По мусульманскому обычаю тело покойника должно быть предано земле в день смерти до захода солнца. Известно, что место, где хоронили турецких военнопленных, располагалось в XVIII веке примерно там же, где сейчас находится Ново-Волковское мусульманское кладбище. Об этом известно из ходатайства, с которым мусульмане столицы обратились на имя императора Павла I. Они просили разрешить им устроить мечеть и ходатайствовали о предоставлении участка под мусульманское кладбище — там, где издавна хоронили пленных турок. До начала XIX века в Петербурге был известен топоним Турецкое кладбище.
Казалось бы, вот он, объект турецкого Петербурга, но читателю не стоит утруждать себя поиском хотя бы мимолетного упоминания о нем на страницах книги Шериха. Автору интересны другие сюжеты…

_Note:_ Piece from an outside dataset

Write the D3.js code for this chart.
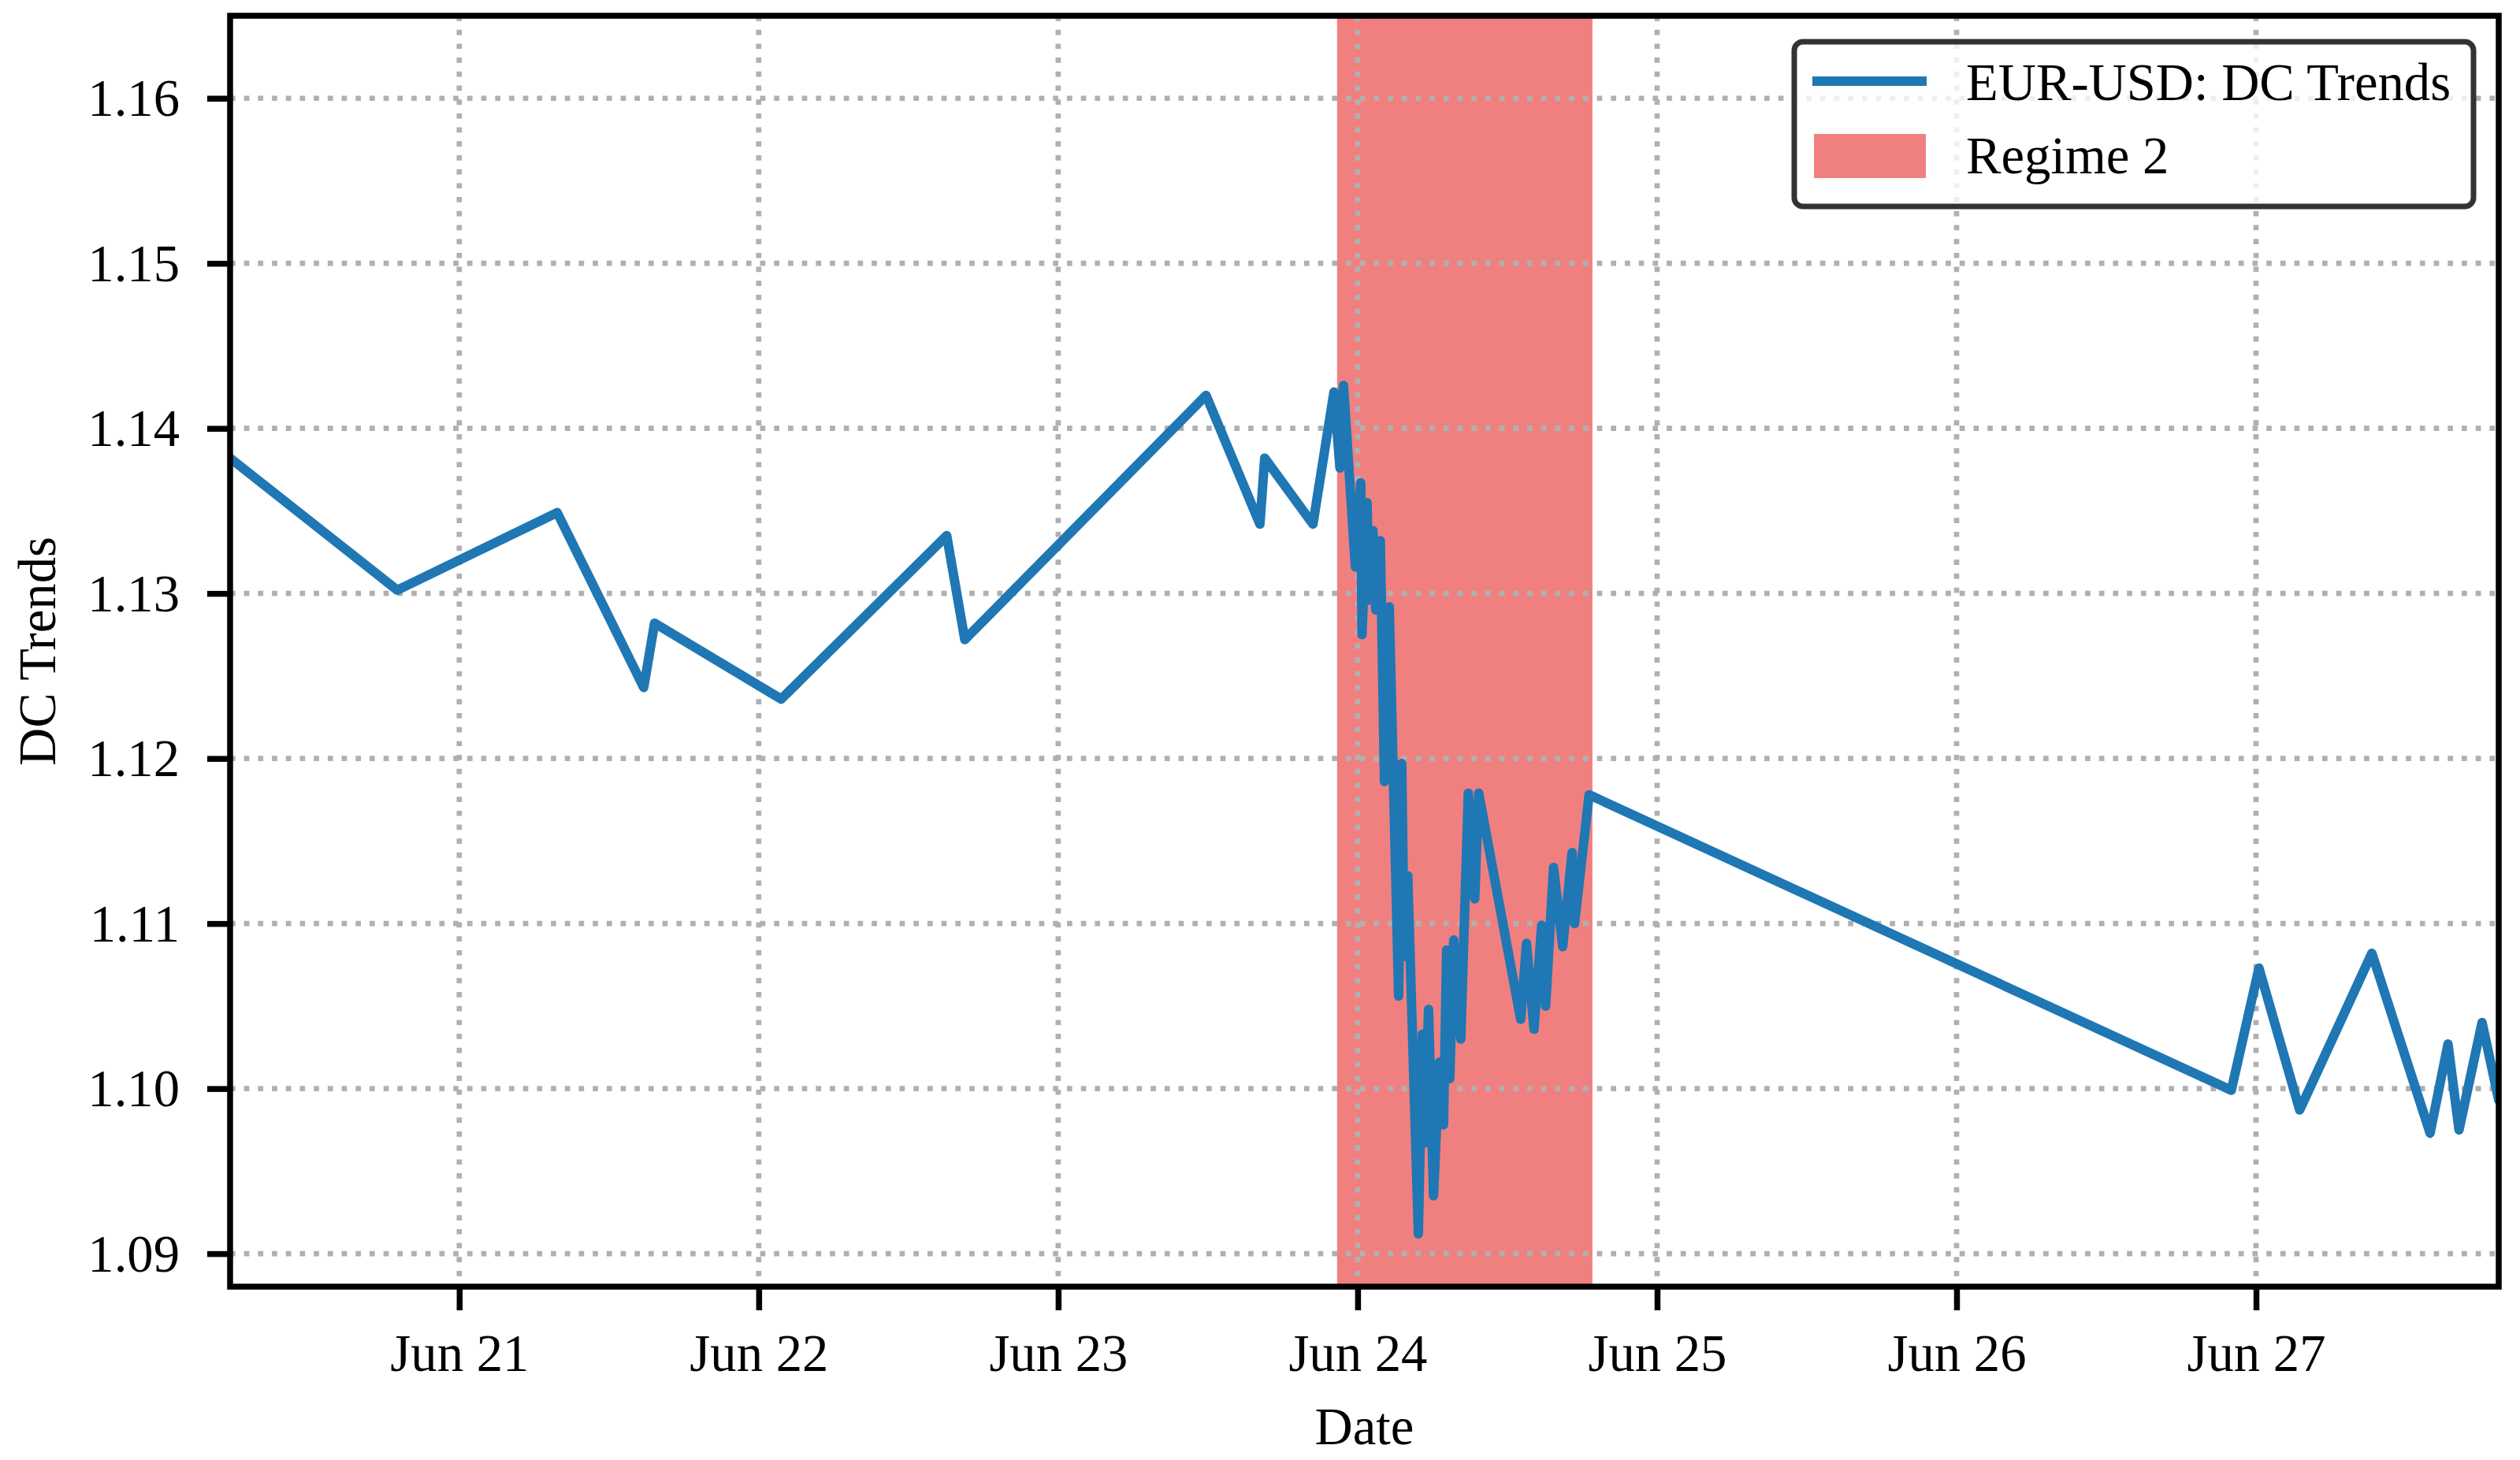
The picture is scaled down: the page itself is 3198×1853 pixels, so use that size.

В подзаголовке книги «Турецкий Петербург» указано: «Из истории российско-турецких отношений». На деле же Д. Шерих оказывает российско-турецким отношениям медвежью услугу. Когда в основе межгосударственных отношений — незнание, это порождает только дополнительные проблемы и недопонимание. Возможно, многих войн с турками России удалось бы избежать, если бы мы лучше знали Турцию и турок. «Турецкий Петербург» только усиливает это непонимание.
Остается уповать лишь на то, что заявленная в названии книги Шериха и не раскрытая им тема еще найдет своего исследователя. И когда с истории турецкого Петербурга спадет шаль, накинутая незадачливым ангажированным автором, и развеется напущенный им табачный дым, мы, возможно, сможем разглядеть нечто большее, чем набор мифов и сказок двухсотлетней свежести. А пока такого исследователя не появилось, «Турецкий Петербург» Дмитрия Шериха может служить блестящим примером того, как не надо писать подобного рода книги. Пожалуй, в этом единственная польза «Турецкого Петербурга» для читателей и писателей.